Evangelio : Marco 16, 1-8

 

Homilía

 

            El lenguaje de los Evangelios es muy a menudo un lenguaje altamente simbólico.  Cuanto más quieren transmitir un mensaje profundo y cuanto más tocan a lo que es verdaderamente central en la personal y en el mensaje de Jesús, tanto más los Evangelistas utilizan imágenes y símbolos.  La breve narración que acabamos de leer de la venida de las mujeres al sepulcro por la mañana de Pascua, en el Evangelio de Marco, es un buen ejemplo de eso.  Se perdería toda la enseñanza espiritual y teológica de esa narración si se la leería como una simple descripción de un acontecimiento histórico.  Consideremos unos de los detalles de esa narración simbólica.

 

            Nos acordaremos que, en la narración de la detención de Jesús, en el Evangelio de Marco, que hemos leído el domingo pasado, se manifestó un "joven" envuelto sólo en una sábana.  Le echaron mano, pero él, soltando la sábana se escapó desnudo (Marco 14,52).  El domingo, por la mañana, cuando las tres mujeres entran en el sepulcro, ven a un "joven" vestido de blanco sentado a la derecha.
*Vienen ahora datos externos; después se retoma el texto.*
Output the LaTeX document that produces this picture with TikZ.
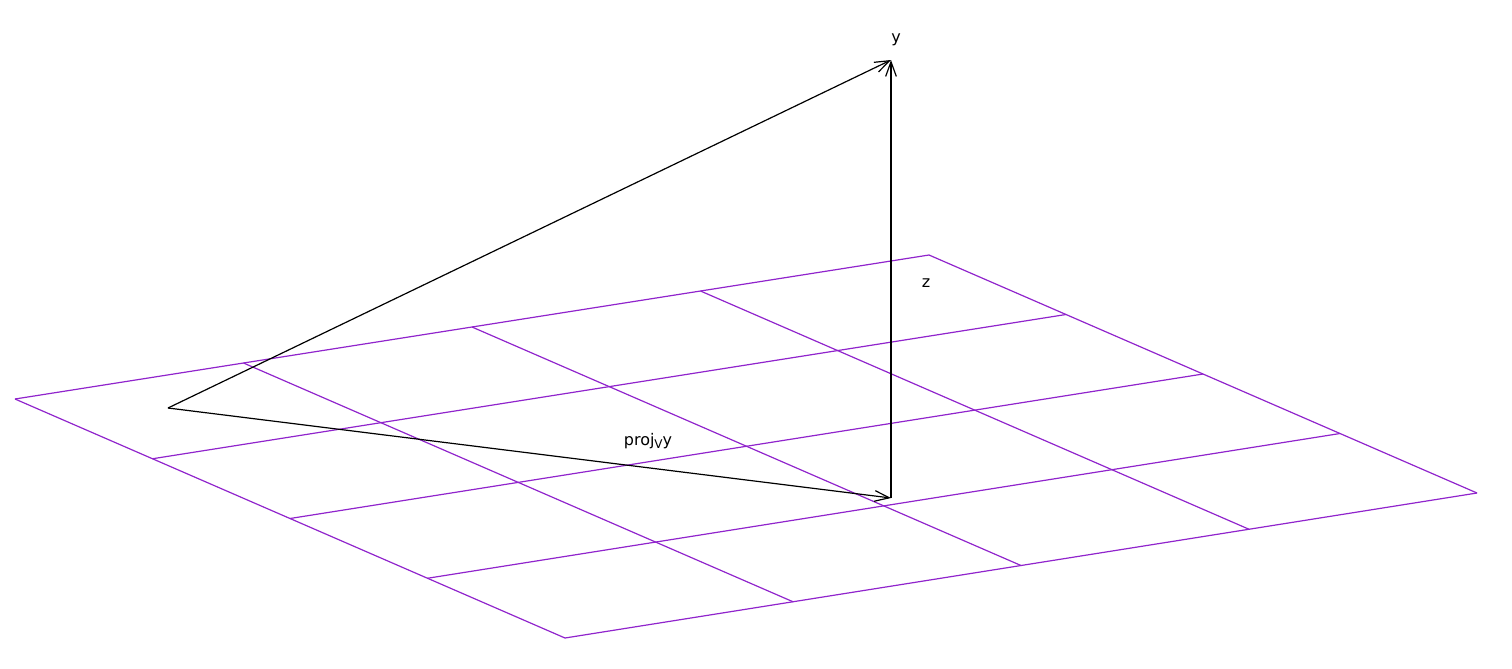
\documentclass[tikz,border=0pt]{standalone}
\usepackage{fontspec}
\setmainfont{DejaVu Sans}
\usetikzlibrary{arrows.meta,calc}
\definecolor{gridc}{HTML}{9024CC}
\begin{document}
\begin{tikzpicture}[x=0.75pt,y=-0.75pt,
  gridline/.style={draw=gridc,line width=0.9pt},
  vec/.style={draw=black,line width=0.9pt,-{Straight Barb[length=11pt,width=8pt,line width=0.9pt]}},
  lbl/.style={font=\fontsize{12}{14}\selectfont,inner sep=0pt}]
\useasboundingbox (0,0) rectangle (1512,668);
\coordinate (L) at (15,399);
\coordinate (T) at (929,255);
\coordinate (R) at (1477,493);
\coordinate (B) at (565,638);
\foreach \i in {0,1,2,3,4}{
  \draw[gridline] ($(L)!\i/4!(T)$) -- ($(B)!\i/4!(R)$);
  \draw[gridline] ($(L)!\i/4!(B)$) -- ($(T)!\i/4!(R)$);
}
\coordinate (O) at (168,408);
\coordinate (Y) at (891,60);
\coordinate (P) at (891,498);
\draw[vec] (O) -- (Y);
\draw[vec] (O) -- (P);
\draw[vec] (P) -- (Y);
\node[lbl] (ly) at (896,40) {y};
\node[lbl] (lz) at (926,283) {z};
\node[lbl] (lp) at (648,441) {proj\raisebox{-0.35ex}{\fontsize{9}{10}\selectfont V}y};
\end{tikzpicture}
\end{document}
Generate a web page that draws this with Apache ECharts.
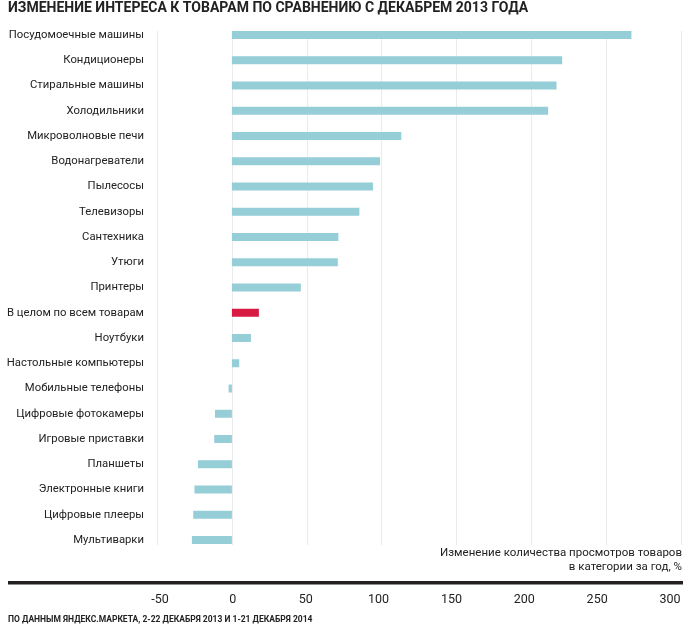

Marco de hecho no habla de un ángel sino de un "joven". En los dos casos este joven representa a Cristo mismo.  En el primer caso, suelta su vida mortal en los manos de los que lo prendieron para matarlo.  En el segundo caso reaparece vestido de blanco, es decir de su divinidad, como lo vieron sus discípulos en el momento de la Transfiguración, cuando sus vestidos se hicieron blancos como la nieve.  

 

            Las tres mujeres vieron al joven "sentado a la derecha".  Eso es una alusión al salmo 109 donde Dios dice al Mesías : "Siéntate a mi derecha".  Las tres mujeres deben aceptar que Jesús ha muerto y que no lo verán más en su existencia mortal.  El cadáver que venían a embalsamar no está allá más.  Más la losa pesada que representa al peso de su falta de fe ha sido removida.  Pueden ahora entender que la vida ha vencido la muerte y que Jesús es verdaderamente el Mesías.

 

            El joven les da un mensaje que deben trasmitir a los discípulos, quienes huyeron en el momento de la Pasión, incluso a Pedro que ha negado a su maestro (es sin duda la razón porque Pedro está nombrado aquí aparte).  El mensaje es que lo verán en Galilea.  En otras palabras, deben renunciar a su sueño de un Mesías entronizado en Jerusalén.  Deben dejar Jerusalén y regresar a  su vida cotidiana en su Galilea natal.  El joven no dice a las mujeres de narrar lo que vieron en el sepulcro.  La experiencia que hicieron, los discípulos y Pedro tienen que hacerla ellos mismos, pero no en Jerusalén.

 

            Es allá, en Galilea que el milagro se hará.  En efecto, el más grande milagro del Resucitado es sin duda el hecho de haber reavivado la esperanza de la comunidad de sus discípulos y de haberlos motivado a anunciar la buena noticia en todas las partes del mundo.  Nada, ni la traición de Judas, ni aquella de Pedro, ni los errores de los unos y de los otros, ni las amenazas y las persecuciones impidieron a ese pequeño grupo de trasmitir fielmente el mensaje que ha llegado hasta nosotros.

 

            Los corazones de todos estaban heridos.  Nadie había bien entendido el mensaje.  Todos merecían reproches y todos necesitaban el perdón.  En esas circunstancias, restituir a la comunidad de los discípulos una cohesión interna en el perdón mutual, la solidaridad, la fraternidad y la igualdad, era una cosa humanamente imposible.  Pero es lo que hice la presencia y la fuerza interior del Resucitado.  Un aspecto importante de la resurrección de Jesús fue esa transformación interiora de un pequeño grupo de discípulos en una comunidad.

 

            Pascua es la fiesta del perdón, de la esperanza, de la cohesión comunitaria que hice de un pequeño grupo de discípulos débiles y heridos, capaces de trasformar la marcha de la historia.  Es la historia que somos llamado a continuar.